El jueves, en el principal coliseo gaditano, vimos unas y otras, y todas tan bellas... Vimos a Diego derramarse hasta empaparnos de la miel de una guajira, asistimos a la magnitud de sus dedos de equilibrista en la velocidad de la bulería de Jerez, (las palmas que queman en los remates), su pie como metrónomo del duende, su figura inquieta, nerviosa, pero que se arrebuja en la silla entre capas y capas de las inolvidables lecciones de su casa. Seguro de vida. Es del Morao figura y compañero, protagonista y escudero en este espectáculo elegante, sutil, cuidado desde la planta de los artistas en escena hasta el trabajo de luces y sonido (Antonio Romero y Óscar Cárdenas) allí en la oscuridad.
Como cincuenta por ciento de la revelación, y hasta como equilibrado contrapunto, un cantaor de hechuras hieráticas, mesiánicas, solemnes, y con un metal que rompe el alma. Mil cristales salen de la garganta de Israel Fernández que, sin embargo, no araña, acaricia. Sí, es milagroso su instrumento y su figura recortada en el manto azabache que le cae hacia los lados cuando trabaja en la soleá (Soleá del cariño) que se templa en los versos de Bécquer o en cada uno de los giros y virguerías rítmicas de esa ración inicial de bulerías al golpe con los palmeros Pirulo y Markito Carpio y el percusionista Ané Carrasco que nos hablan de tradición y saberes.
Fuentes que salpican un concierto que, paradójicamente, y como es habitual en los recitales del artista, dedica a la juventud. Y para los jóvenes, para ellos, ahí están los guiños vocales o de repertorio a Pepe Pinto (ay la guajira mare), a su admirado Camarón, claro, y a toda la casa de los Pavón. También el tributo queda marcado a fuego en una de las estampas culmen de la bonita noche. Fernández, al piano, bien invitándonos a ese Vino amargo de Rafael Farina que nos sabe a caramelo en sus maneras, o esa lorquiana Nana de Sevilla (que popularizara la Argentinita) y que viene a morir en unos Tientos de la rosa donde Israel llega a soltar las teclas y se vuelve al respetable para dolerse (que no hay pena como la mía, pena, pena, ay que pena, dios mío de mi alma, qué pena).

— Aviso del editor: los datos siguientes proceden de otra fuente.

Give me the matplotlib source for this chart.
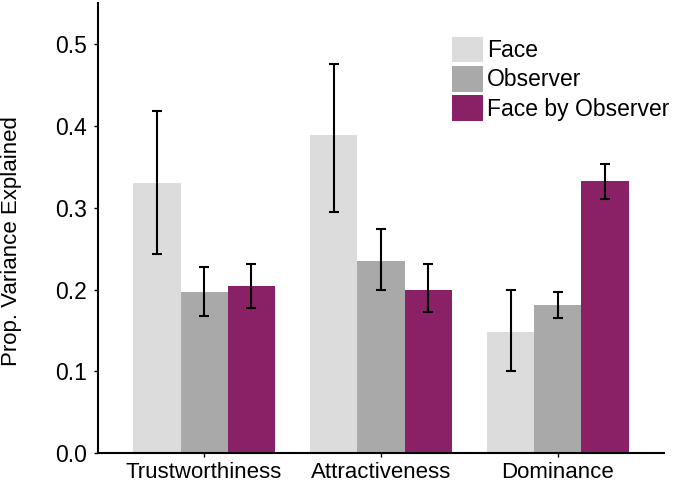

Yo no soy pianista, decía... "¡Tú eres manco!", le respondería después un pretendiente de su arte. Venimos con mucho respeto, advertía... Y, digo yo, sería tal (el respeto también por la tierra) que no se atrevió con la malagueña del Mellizo ni con esa alegría tan personal que tienen en el disco. Pero hablemos de lo que hubo. Hubo aires del Levante, los tientos de la Querencia y los tangos de La amada, enchampelados, el cierre (en falso) por fandangos (con un hipnótico Del Morao dándonos el último beso en la casapuerta), bulerías de todas las hechuras y colores (y hasta en la propina) y la única concesión a la contemporaneidad en abrazo de electrónica, El desamparo.

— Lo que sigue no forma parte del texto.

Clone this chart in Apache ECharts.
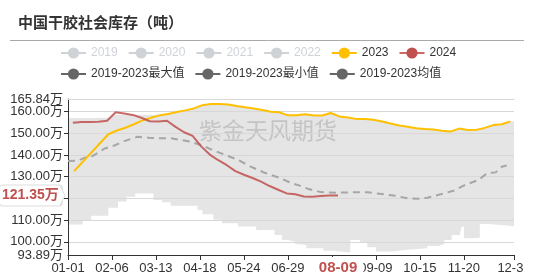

Hubo roneo, hubo seducción. Hubo una pequeña muestra del cantaor largo que es Israel Fernández; del guitarrista complejo y sofisticado que es Diego del Morao. Por haber, hubo hasta juego con la métrica y las melodías de los palos besando, por delante, los cánones; y hubo pasión de dentro hacia fuera de las tablas y viceversa. Pero, por encima de todo, en este idilio que vive el público generalista con Israel y Diego, hubo amor. Amor de verdad. Amor del bueno. Que ya es mucho.